Personal information
- Born: September 2, 1995 (age 30) Oxford, Alabama, U.S.
- Listed height: 5 ft 11.5 in (1.82 m)
- Listed weight: 203 lb (92 kg)

Career information
- High school: Oxford
- College: Jacksonville State
- NFL draft: 2018 (undrafted)

Career history
- Minnesota Vikings (2018); Jacksonville Jaguars (2019)*; Calgary Stampeders (2020–2021);
- * Offseason or practice squad member only

Career NFL statistics
- Rushing attempts: 8
- Rushing yards: 30
- Receptions: 2
- Receiving yards: 21
- Return yards: 20
- Stats at Pro Football Reference

= Roc Thomas =

American football player (born 1995)

Roc Thomas (born September 2, 1995) is an American former professional football player who was a running back in the National Football League (NFL) and Canadian Football League (CFL). He played college football for the Auburn Tigers and Jacksonville State Gamecocks.

==Early life==
Thomas attended and played high school football at Oxford High School.

==College career==
Thomas attended and played college football at Auburn and later transferred to Jacksonville State.

==Professional career==
===Minnesota Vikings===
Thomas signed with the Minnesota Vikings as an undrafted free agent on April 30, 2018. After making the initial 53-man roster, Thomas made his NFL debut in Week 4 against the Los Angeles Rams on Thursday Night Football. In the 38–31 loss, he had a four-yard rush. On November 7, the Vikings waived Thomas. He was re-signed to the practice squad the next day. Thomas signed a reserve/future contract with the Vikings on January 2, 2019. Overall, Thomas finished his rookie season with eight carries for 30 rushing yards to go along with two receptions for 21 receiving yards.

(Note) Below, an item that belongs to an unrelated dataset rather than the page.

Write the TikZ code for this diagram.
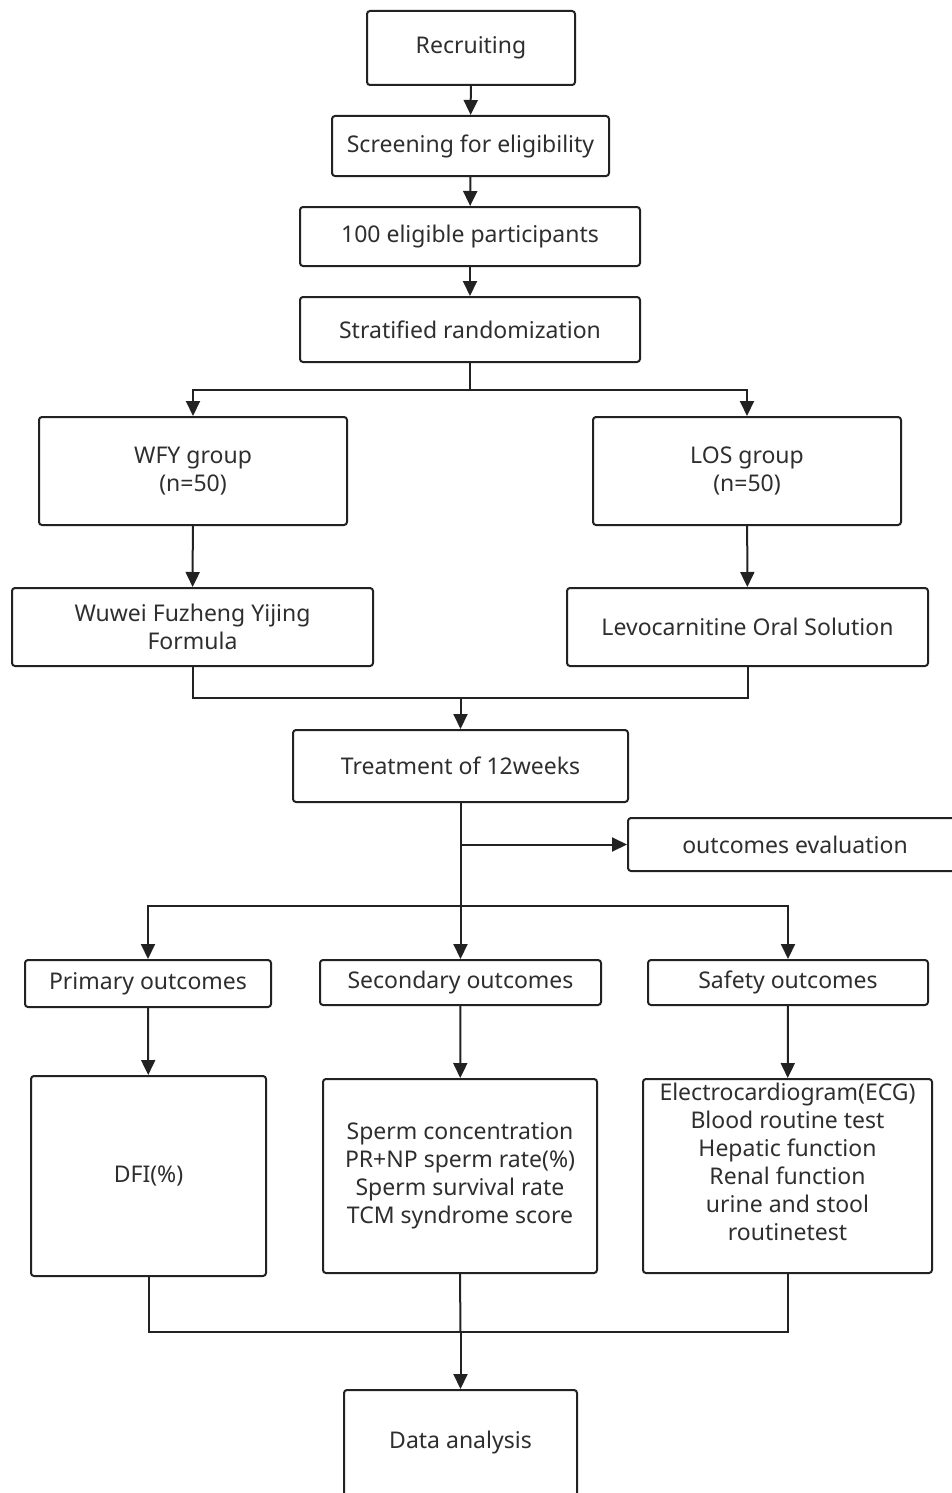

Thomas was suspended the first three games of the 2019 season for a violation of the league's substance abuse policy. Days after the suspension announcement, the Vikings waived Thomas on July 22, 2019.

===Jacksonville Jaguars===
On August 4, 2019, Thomas was signed by the Jacksonville Jaguars, but was waived/injured six days later and placed on injured reserve. He was waived with an injury settlement on August 26.

Thomas was reinstated from suspension on September 24, 2019.

===Calgary Stampeders===
Thomas signed with the Calgary Stampeders on February 14, 2020.